ASVD: Activation-aware Singular Value Decomposition for Compressing Large Language Models
This work addresses the challenge of deploying LLMs more efficiently for broader adoption, presenting an incremental improvement in post-training compression techniques.
The paper tackles the problem of compressing Large Language Models (LLMs) by addressing activation distribution variance and layer sensitivity differences, resulting in a training-free method that achieves 10%-30% network compression and 50% KV cache reduction without performance drop.
In this paper, we introduce a new post-training compression paradigm for Large Language Models (LLMs) to facilitate their wider adoption. We delve into LLM weight low-rank decomposition, and find that the challenges of this task stem from (1) the distribution variance in the LLM activations and (2) the sensitivity difference among various kinds of layers. To address these issues, we propose a training-free approach called Activation-aware Singular Value Decomposition (ASVD). Specifically, ASVD manages activation outliers by transforming the weight matrix based on the activation distribution.
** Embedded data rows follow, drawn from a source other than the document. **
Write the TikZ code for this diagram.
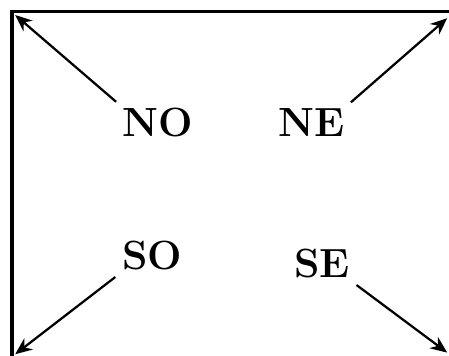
\documentclass[tikz,border=0pt]{standalone}
\usepackage{fontspec}
\usetikzlibrary{arrows.meta}
\begin{document}
\begin{tikzpicture}[x=1cm,y=1cm,thick,>={Stealth[length=6pt,width=5pt]},
  lbl/.style={font=\fontsize{14.5}{17}\selectfont\bfseries,inner sep=2pt}]
\useasboundingbox (0,0) rectangle (5.6125,4.4375);
\clip (0,0) rectangle (5.6125,4.4375);
\draw[line width=1.1pt] (0.15,-0.05) rectangle (5.66,4.29);

\node[lbl] (no) at (1.975,2.9) {NO};
\node[lbl] (ne) at (3.89,2.9) {NE};
\node[lbl] (so) at (1.9,1.24) {SO};
\node[lbl] (se) at (4.025,1.14) {SE};

\coordinate (cnw) at (0.19,4.25);
\coordinate (cne) at (5.59,4.21);
\coordinate (csw) at (0.19,0.01);
\coordinate (cse) at (5.59,0.03);

\draw[->] (no.north west) -- (cnw);
\draw[->] (ne.north east) -- (cne);
\draw[->] (so.south west) -- (csw);
\draw[->] (se.south east) -- (cse);
\end{tikzpicture}
\end{document}
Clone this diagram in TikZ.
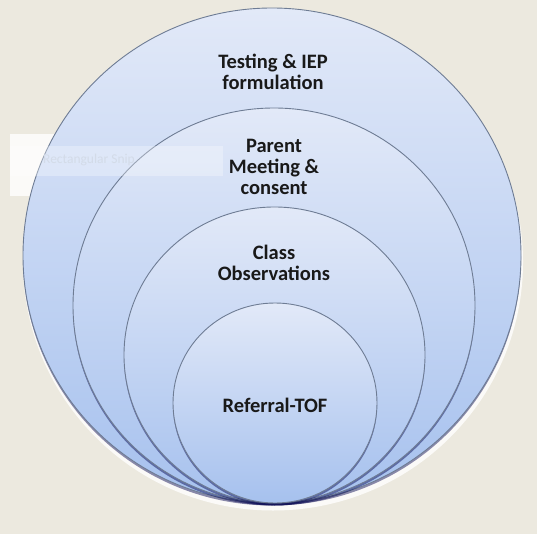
\documentclass[tikz,border=0pt]{standalone}
\usepackage{fontspec}
\setmainfont{Carlito}
\usetikzlibrary{shapes.geometric,shadows}
\definecolor{bg}{HTML}{ECE9DF}
\definecolor{ringtop}{HTML}{E2E9F8}
\definecolor{ringbot}{HTML}{A6C1EE}
\definecolor{ringline}{HTML}{6E7C94}
\definecolor{ghost}{HTML}{D3DBE8}
\tikzset{
  ring/.style={ellipse, draw=ringline, line width=0.9pt, inner sep=0pt,
    top color=ringtop, bottom color=ringbot,
    drop shadow={shadow xshift=0pt, shadow yshift=-2.5pt, opacity=0.45, fill=black!70!blue}},
  glow/.style={ellipse, fill=white, inner sep=0pt, opacity=0.8},
  lbl/.style={font=\bfseries\fontsize{20.5}{21}\selectfont, align=center, text=black!90, inner sep=0pt}
}
\begin{document}
\begin{tikzpicture}[x=1pt,y=-1pt]
  \fill[bg] (0,0) rectangle (537,534);
  \useasboundingbox (0,0) rectangle (537,534);
  \fill[white, opacity=0.8] (10,134) rectangle (60,196);
  \node[glow, minimum width=500pt, minimum height=497pt] (g) at (273,262) {};
  \node[ring, minimum width=498pt, minimum height=495pt] (r1) at (272,255.5) {};
  \node[ring, minimum width=402pt, minimum height=395pt] (r2) at (274,305.5) {};
  \node[ring, minimum width=301pt, minimum height=296pt] (r3) at (274.5,355) {};
  \node[ring, minimum width=204pt, minimum height=200pt] (r4) at (275,403) {};
  \fill[white, opacity=0.3] (10,146) rectangle (223,176);
  \node[font=\fontsize{13.5}{13.5}\selectfont, text=ghost, inner sep=0pt] (snip) at (89,160) {Rectangular Snip};
  \node[lbl] (t1) at (273,72) {Testing \& IEP\\formulation};
  \node[lbl] (t2) at (274,167) {Parent\\Meeting \&\\consent};
  \node[lbl] (t3) at (274,262.5) {Class\\Observations};
  \node[lbl] (t4) at (275,405) {Referral-TOF};
\end{tikzpicture}
\end{document}
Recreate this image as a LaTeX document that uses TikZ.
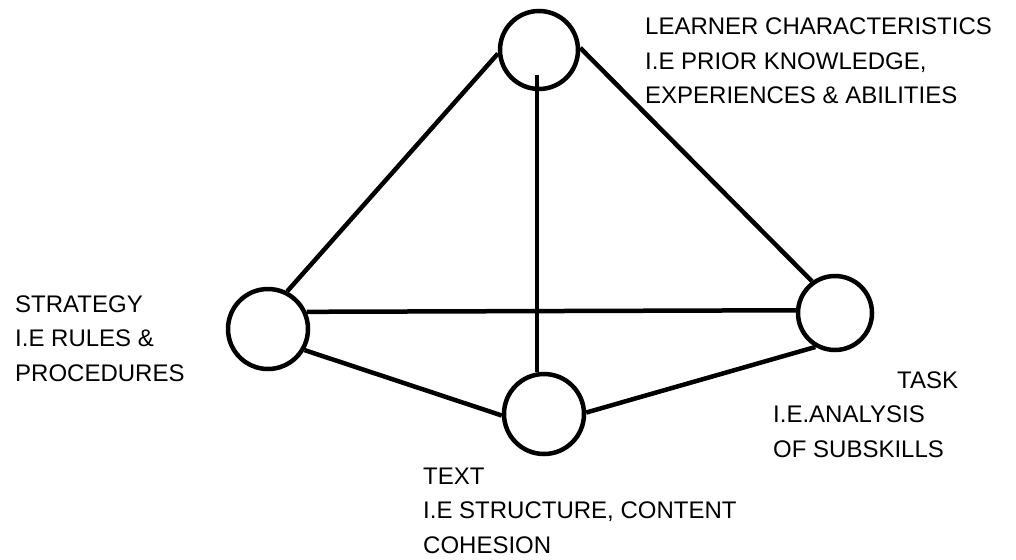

This transformation allows the outliers in the activation matrix to be absorbed into the transformed weight matrix, thereby enhancing decomposition accuracy. Additionally, we propose an efficient iterative calibration process to optimize layer-specific decomposition by addressing the varying sensitivity of different LLM layers. In this way, ASVD can compress a network by 10%-30%. Based on the success of the low-rank decomposition of projection matrices in the self-attention module, we further introduce ASVD to compress the KV cache. By reducing the channel dimension of KV activations, memory requirements for KV cache can be largely reduced. ASVD can further achieve 50% KV cache reductions without performance drop in a training-free manner.